A study of cloud computing in the EU concluded that it is especially helpful for small and medium businesses.  Using cloud computing would encourage the creation of a few hundred thousand new small to medium sized enterprises and make a significant contribution to economic growth. The use of cloud services allows small businesses to avoid the large upfront costs associated with creating an up-to-date IT infrastructure.  The cloud’s sophisticated assets allow them to compete with firms above their size.  The benefits have drawn many companies to make a serious commitment to cloud computing.  Revenues for cloud services in 2017 are expected to be $240 billion.

Cloud services are based on a foundation of current, standards-compliant equipment, networks and software.  The technical staff to maintain that environment and the spare infrastructure capacity to accommodate sudden growth in customer demands would cost more than most companies could afford.  Cloud providers offer customers almost any amount of storage with needed backups and cyber protections.  Because cloud operators spread their costs across many users on a charge for usage basis, their customers see charges that track with what their enterprise has used.  There is no longer the need for the costs of infrastructure that the enterprise owns but which sits idle or out-of-date.   
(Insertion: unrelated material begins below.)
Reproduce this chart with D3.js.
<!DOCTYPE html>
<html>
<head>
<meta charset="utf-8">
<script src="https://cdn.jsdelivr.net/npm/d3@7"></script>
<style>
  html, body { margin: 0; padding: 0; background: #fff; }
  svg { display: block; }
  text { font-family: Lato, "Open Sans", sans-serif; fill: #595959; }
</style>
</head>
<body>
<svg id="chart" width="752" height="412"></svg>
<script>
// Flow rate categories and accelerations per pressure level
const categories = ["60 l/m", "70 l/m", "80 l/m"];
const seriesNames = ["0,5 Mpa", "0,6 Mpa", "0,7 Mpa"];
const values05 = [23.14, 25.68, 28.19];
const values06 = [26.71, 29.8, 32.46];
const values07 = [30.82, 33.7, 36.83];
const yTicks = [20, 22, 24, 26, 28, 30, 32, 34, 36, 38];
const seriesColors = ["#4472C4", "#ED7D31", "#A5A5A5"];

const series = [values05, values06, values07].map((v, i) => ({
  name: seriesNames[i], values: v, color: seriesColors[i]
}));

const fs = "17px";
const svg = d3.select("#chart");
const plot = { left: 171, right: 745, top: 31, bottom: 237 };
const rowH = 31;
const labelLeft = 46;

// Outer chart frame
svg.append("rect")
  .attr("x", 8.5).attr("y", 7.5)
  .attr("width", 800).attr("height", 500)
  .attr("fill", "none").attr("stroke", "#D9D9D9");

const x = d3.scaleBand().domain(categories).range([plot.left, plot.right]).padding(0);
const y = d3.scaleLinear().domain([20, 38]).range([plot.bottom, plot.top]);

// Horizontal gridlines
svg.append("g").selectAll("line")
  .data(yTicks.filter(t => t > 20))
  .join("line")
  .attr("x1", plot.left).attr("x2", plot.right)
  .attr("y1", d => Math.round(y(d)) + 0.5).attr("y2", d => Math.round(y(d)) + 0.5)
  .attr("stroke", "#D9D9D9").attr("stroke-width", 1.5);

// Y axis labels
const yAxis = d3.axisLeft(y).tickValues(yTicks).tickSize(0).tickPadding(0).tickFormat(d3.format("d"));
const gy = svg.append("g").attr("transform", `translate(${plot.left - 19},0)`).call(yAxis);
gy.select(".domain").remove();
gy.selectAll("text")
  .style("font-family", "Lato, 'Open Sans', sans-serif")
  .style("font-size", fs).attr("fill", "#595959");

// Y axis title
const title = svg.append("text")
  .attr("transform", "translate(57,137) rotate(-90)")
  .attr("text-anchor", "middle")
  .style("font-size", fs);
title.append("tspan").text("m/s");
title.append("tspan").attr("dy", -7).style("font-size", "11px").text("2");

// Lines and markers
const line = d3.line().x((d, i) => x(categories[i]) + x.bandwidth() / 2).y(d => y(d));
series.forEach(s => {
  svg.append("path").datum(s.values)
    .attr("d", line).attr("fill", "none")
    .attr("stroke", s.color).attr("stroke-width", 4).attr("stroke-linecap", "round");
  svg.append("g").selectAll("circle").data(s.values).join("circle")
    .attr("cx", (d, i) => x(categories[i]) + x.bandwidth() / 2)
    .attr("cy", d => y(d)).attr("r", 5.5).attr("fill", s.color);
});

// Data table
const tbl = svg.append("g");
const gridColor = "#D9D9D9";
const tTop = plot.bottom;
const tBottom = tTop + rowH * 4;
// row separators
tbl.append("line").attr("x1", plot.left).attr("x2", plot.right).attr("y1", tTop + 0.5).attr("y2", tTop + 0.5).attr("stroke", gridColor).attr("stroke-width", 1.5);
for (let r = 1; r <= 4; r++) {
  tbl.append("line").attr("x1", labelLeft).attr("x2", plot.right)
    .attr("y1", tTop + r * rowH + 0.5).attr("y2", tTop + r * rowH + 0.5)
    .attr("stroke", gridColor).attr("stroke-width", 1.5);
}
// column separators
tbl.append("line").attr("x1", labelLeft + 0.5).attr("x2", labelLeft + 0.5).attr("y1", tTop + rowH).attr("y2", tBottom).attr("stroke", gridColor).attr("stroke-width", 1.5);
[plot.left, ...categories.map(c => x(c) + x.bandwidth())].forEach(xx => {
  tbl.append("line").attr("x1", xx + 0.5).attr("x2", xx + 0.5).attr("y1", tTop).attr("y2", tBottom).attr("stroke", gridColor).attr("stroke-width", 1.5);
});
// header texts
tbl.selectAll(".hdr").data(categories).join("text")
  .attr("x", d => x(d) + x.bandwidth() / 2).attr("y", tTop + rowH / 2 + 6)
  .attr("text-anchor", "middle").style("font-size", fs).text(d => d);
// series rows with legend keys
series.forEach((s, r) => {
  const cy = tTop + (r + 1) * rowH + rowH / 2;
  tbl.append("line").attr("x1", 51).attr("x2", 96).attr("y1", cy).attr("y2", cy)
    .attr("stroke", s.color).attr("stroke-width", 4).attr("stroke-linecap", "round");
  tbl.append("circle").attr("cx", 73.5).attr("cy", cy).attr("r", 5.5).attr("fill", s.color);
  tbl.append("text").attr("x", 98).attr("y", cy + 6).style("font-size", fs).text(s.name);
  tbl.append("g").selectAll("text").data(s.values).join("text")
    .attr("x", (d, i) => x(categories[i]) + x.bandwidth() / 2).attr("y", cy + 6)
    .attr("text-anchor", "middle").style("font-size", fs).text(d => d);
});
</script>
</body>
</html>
Cloud services will not eliminate the need for system designers and programmers, but the availability of “software as a service” will speed development time for applications and eliminate some common IT maintenance chores such as updated application versions and patches to system software.  Business cloud services are offered by Microsoft, Google, Amazon, VMWare, Apple, Salesforce, Oracle and others.
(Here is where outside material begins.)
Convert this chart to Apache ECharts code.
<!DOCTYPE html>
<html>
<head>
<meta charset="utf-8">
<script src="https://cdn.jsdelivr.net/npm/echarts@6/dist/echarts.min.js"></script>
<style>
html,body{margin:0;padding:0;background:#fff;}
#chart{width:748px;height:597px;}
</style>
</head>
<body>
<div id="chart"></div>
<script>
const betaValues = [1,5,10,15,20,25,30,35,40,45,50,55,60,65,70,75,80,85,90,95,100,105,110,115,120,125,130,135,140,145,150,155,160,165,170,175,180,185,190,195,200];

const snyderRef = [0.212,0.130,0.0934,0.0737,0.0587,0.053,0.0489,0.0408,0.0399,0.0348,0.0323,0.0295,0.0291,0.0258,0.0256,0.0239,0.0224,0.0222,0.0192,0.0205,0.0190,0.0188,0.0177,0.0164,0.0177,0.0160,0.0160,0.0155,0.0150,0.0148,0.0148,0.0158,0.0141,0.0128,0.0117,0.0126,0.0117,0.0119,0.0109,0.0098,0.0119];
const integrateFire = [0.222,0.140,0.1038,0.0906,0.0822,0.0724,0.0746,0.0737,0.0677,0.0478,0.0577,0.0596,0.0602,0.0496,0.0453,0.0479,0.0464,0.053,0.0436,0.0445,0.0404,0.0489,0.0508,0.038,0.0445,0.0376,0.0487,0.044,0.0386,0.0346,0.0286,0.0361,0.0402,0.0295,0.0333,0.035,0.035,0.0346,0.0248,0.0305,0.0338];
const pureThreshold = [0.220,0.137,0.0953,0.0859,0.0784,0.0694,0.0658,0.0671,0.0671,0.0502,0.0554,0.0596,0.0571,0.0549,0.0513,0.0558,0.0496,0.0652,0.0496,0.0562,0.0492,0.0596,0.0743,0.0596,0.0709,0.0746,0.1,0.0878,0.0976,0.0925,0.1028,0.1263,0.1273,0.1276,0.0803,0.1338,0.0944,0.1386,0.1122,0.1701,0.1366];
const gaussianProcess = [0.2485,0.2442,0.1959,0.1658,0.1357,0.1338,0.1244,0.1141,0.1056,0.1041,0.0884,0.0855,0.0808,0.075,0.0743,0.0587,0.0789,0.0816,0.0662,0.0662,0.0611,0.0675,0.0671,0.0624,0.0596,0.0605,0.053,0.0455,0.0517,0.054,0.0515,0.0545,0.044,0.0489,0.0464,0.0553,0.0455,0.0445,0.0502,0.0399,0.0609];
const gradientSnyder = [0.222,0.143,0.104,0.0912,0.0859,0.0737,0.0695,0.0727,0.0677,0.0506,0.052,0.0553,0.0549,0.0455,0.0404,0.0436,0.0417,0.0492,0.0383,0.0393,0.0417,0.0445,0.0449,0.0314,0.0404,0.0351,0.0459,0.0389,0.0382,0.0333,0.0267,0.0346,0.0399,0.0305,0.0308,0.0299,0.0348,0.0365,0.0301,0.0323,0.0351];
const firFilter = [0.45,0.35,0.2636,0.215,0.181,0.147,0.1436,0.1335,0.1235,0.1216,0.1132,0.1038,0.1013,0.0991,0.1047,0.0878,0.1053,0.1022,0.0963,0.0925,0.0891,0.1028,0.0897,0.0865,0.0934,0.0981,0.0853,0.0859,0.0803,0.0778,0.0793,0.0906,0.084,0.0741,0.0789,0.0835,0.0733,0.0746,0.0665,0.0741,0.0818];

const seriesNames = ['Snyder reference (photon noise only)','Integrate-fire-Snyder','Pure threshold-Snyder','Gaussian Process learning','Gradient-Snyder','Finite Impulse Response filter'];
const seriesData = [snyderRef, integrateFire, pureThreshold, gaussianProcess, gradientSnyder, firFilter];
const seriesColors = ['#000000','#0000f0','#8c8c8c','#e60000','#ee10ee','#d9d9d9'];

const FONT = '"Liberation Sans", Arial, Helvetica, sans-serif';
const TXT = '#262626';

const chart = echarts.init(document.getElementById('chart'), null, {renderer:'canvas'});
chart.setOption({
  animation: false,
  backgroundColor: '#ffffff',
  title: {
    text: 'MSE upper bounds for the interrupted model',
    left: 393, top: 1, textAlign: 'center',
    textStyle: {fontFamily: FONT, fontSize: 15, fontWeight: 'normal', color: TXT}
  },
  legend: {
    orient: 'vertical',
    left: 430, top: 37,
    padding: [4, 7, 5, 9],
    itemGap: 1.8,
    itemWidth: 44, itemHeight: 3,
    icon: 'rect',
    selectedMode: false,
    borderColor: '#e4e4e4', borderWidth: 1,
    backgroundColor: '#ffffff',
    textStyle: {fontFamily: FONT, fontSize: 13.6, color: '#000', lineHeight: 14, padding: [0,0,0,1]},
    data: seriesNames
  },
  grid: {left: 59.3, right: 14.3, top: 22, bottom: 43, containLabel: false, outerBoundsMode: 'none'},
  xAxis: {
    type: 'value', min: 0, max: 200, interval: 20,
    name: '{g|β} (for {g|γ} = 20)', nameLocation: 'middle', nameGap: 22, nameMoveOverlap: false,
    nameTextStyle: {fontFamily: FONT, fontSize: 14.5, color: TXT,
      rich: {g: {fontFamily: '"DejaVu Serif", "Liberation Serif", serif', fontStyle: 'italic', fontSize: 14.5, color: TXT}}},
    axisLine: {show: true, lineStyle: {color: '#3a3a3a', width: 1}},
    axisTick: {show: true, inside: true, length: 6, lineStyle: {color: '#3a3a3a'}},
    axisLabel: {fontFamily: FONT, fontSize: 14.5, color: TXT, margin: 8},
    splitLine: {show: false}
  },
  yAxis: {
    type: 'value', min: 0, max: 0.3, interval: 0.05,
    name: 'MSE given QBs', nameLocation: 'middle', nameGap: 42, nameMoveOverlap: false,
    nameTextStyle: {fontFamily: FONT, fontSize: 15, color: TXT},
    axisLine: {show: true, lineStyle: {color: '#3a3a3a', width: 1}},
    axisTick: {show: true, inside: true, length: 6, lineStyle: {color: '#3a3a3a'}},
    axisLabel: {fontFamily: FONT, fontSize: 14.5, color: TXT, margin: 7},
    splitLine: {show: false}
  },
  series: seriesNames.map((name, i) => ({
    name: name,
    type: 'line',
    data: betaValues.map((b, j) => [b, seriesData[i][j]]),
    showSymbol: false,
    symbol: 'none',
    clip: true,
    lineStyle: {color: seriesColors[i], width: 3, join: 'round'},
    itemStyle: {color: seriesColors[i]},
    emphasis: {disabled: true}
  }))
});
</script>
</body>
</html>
Large scale software such as SAP’s human capital management software is a cloud-based capability that “support[s] the needs of multi-generational, global, and contingent workforces… for onboarding, workforce scheduling, payroll, and more..

Salesforce is a cloud storage and computing company that offers a highly popular sales and customer relationship product.  Salesforce has been highly successful at innovating with tools that make a sales force more effective.   

Oracle’s NetSuite product offers “cloud-based accounting, enterprise resource planning, customer relationship management and other business software packages” to the “healthcare, wholesale distributing, manufacturing, nonprofits, and media” industries.

Consumer and small business cloud services are also available from Amazon, Microsoft, Apple, Google and dozens of other retailers.  Consumers generally take advantage of a free cloud storage offer (about 1 gigabyte) as a cyber-attack resistant way to back up files, pictures, and music on their personal devices.  Some consumers and small businesses will use the cloud-resident offerings such as Microsoft’s Office 365 suite (including Internet Explorer, Excel, Word, PowerPoint and SQL) or the equivalents from Google, Apple, or other UNIX-based operating systems.  

There are great advantages in cloud computing, but it may also magnify our problems when there are network failures or unexpected accidents that damage cloud datacenters.  On balance, it seems cloud services are an economic boon.